Debt allows you to do things you otherwise normally could not do, such as start a business, go to college, or pay for a home. Debt constructs buildings and funds investments and entire corporations-even the government is funded by debt. The trick is to foster debts that help the cause and banish the ones that don’t. Not all debts are bad debts.
Debt that helps you, enriches your life, is manageable, and is not a burden can be called good debt. For example, student loans are good debt if they enabled you to get through school and further your life goals. They are bad debt if you dropped out of medical school after one year to become a writer. A good debt helps; a bad debt hinders. We want to help you get rid of that bad debt.
Other examples of debt that may be considered good include:
1. Home loans. A mortgage can be a great debt. Not only does it permit you to own your own home, but it also allows you to build home equity. People who are financially savvy earn interest and equity. People who are not financially savvy pay interest and create money for others. For example, charging groceries means that you will pay about 17 percent interest on items that will be consumed within a week. A financially literate person would never do that.
2. Car loans. A car loan can be a fine debt because you get something long-lasting out of the debt. If you need a nice car for your job (if you are a real estate agent, for example), a car loan may be considered good debt because it helps you in your career. However, a car loan that you cannot afford is a bad debt because it detracts from your life.

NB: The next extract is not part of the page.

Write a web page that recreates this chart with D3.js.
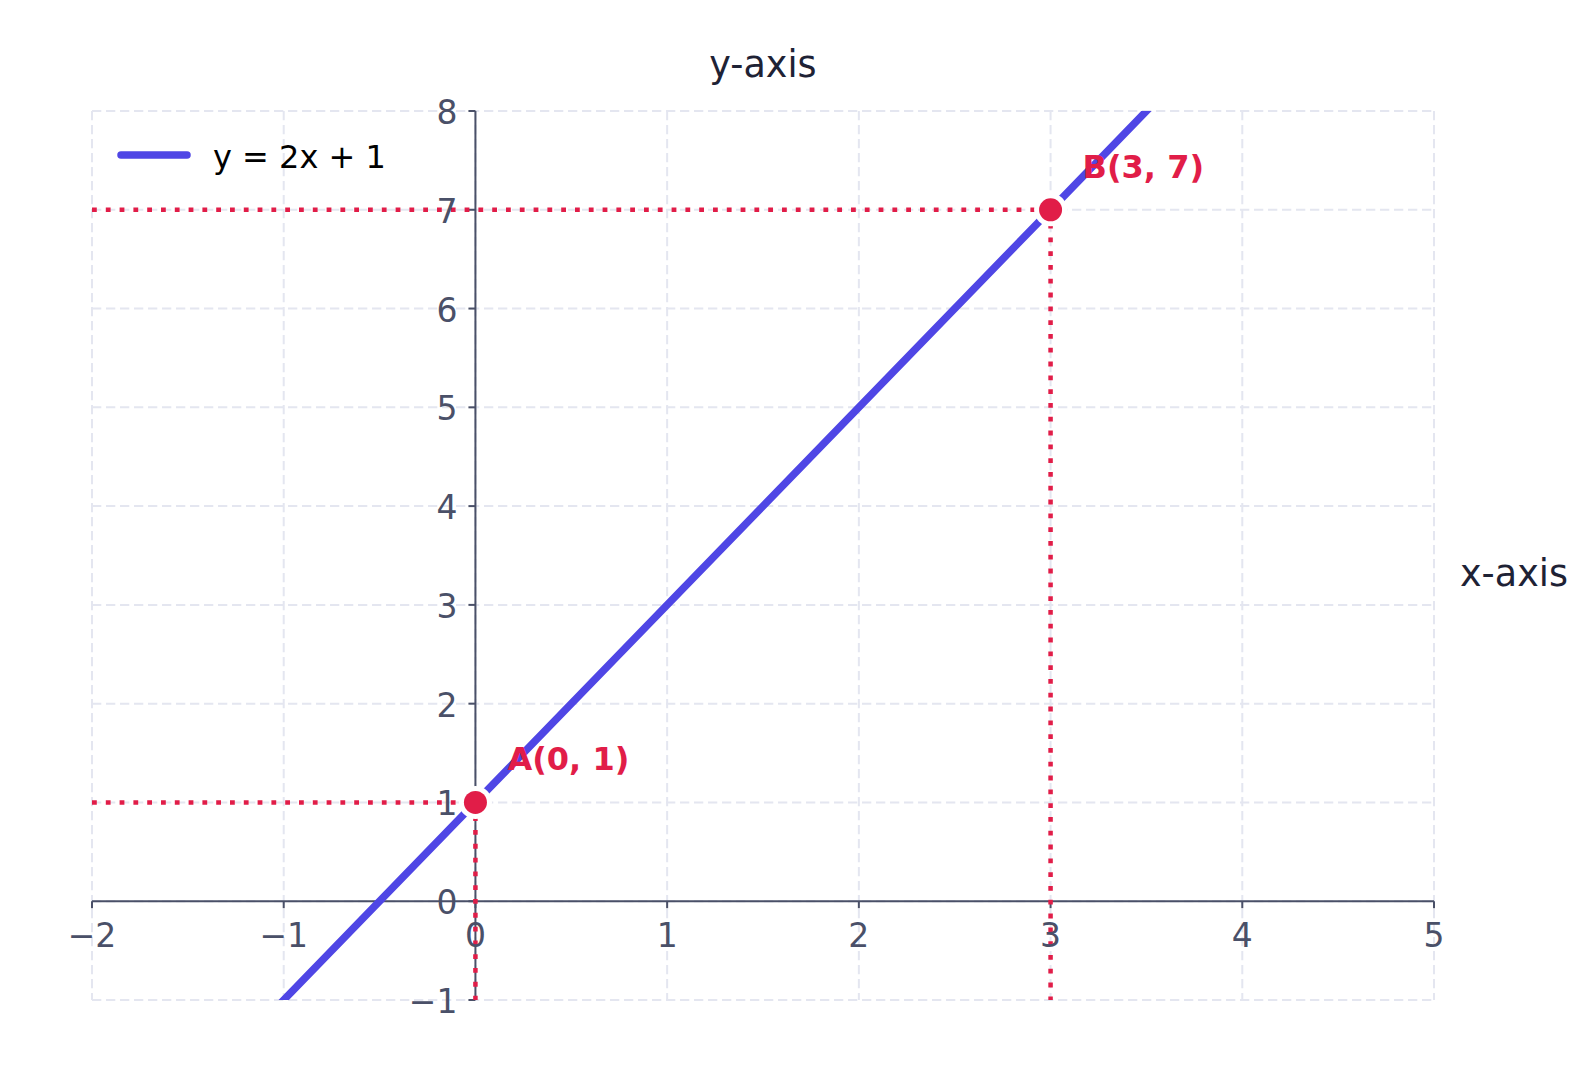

3. Business loans. If you can service the loan, and it helps you make more money, the loan is good debt, but if the loan is nothing but a source of problems for you, the debt is bad.
4. Credit cards. Credit cards are fantastic. They are convenient and easy. They can help finance a business or even medical emergencies. The problem with them, as you probably know only too well, is that it is too easy to fall under their siren spell and get in over your head before you know it. That’s when they begin to hurt your life more than help it.
Bad Debt Blues
How do you know if your debt is good debt or bad debt? Easy. Bad debts cause stress. You sleep poorly because of them. They cause fights and foster guilt. Supreme Court Justice Lewis Powell was once asked to define obscenity. Hard-pressed to come up with a definition, Powell uttered the famous line, “I know it when I see it.” The same could be said for bad debt: You know it when you see it, and it certainly can be obscene.